I need to select a single summary statistic to report the results of the datasets. Which summary statistic would be best to report results from an inverted bell curve?
EDIT:
Here is an image of the distribution via the Normal Probability Plot:

 A: There is no good single summary statistic for the type of distribution you have plotted, or, really, for any multimodal distribution.
That is, you can calculate anything you'd like: Mean, median, mode, interquartile range .... whatever.  But none of these are good representations of data that has multiple modes. 
Even for data that is perfectly normally distributed, you need two numbers: Mean and standard deviation.  But let's assume you want a single measure of central tendency or location.  For the normal, that's the mean.  For highly skewed distributions, the usual choice is the median (although sometimes the mean is best, or even the mode), for distributions with a few extreme outliers, you might consider the trimmed or Winsorized mean.  
But for multimodal distributions, none of these really work.  The math is fine, but the intuition fails. 
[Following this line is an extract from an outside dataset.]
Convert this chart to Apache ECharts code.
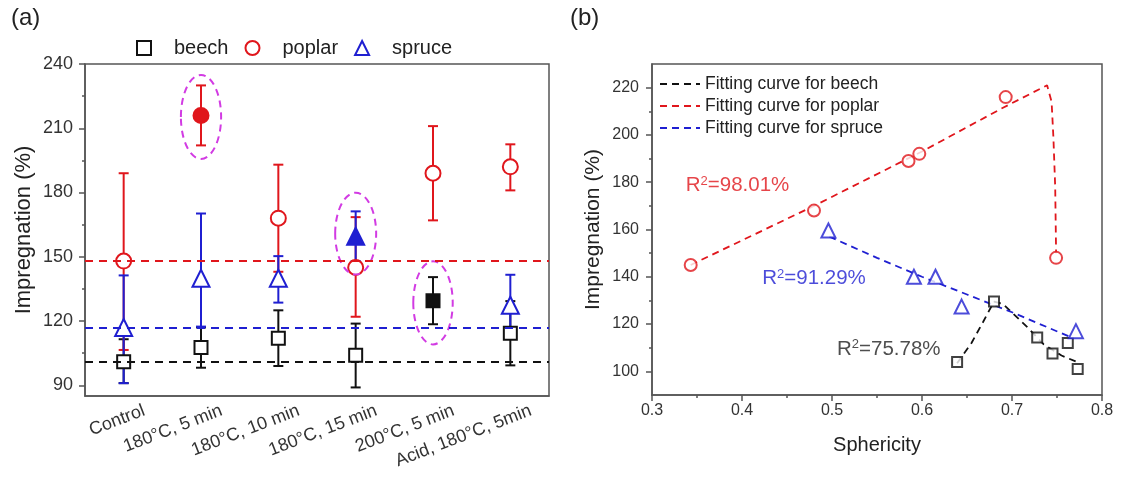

A: Inverse bell curve is essentially bimodal distribution. Without going into much details here, and in response to the "intuition fails" comment, I would suggest to look at the gender orientation measures including all parameters together. Extreme males and extreme females are there, and the ideal 50-50 behaviour is the rarest - AND the aggregate (integral) between the two extremes and the rarest trough covers the maximum number of people. This is also known as Well curve. Mathematically, this is a combination of two bell curves with a translation along the x-axis.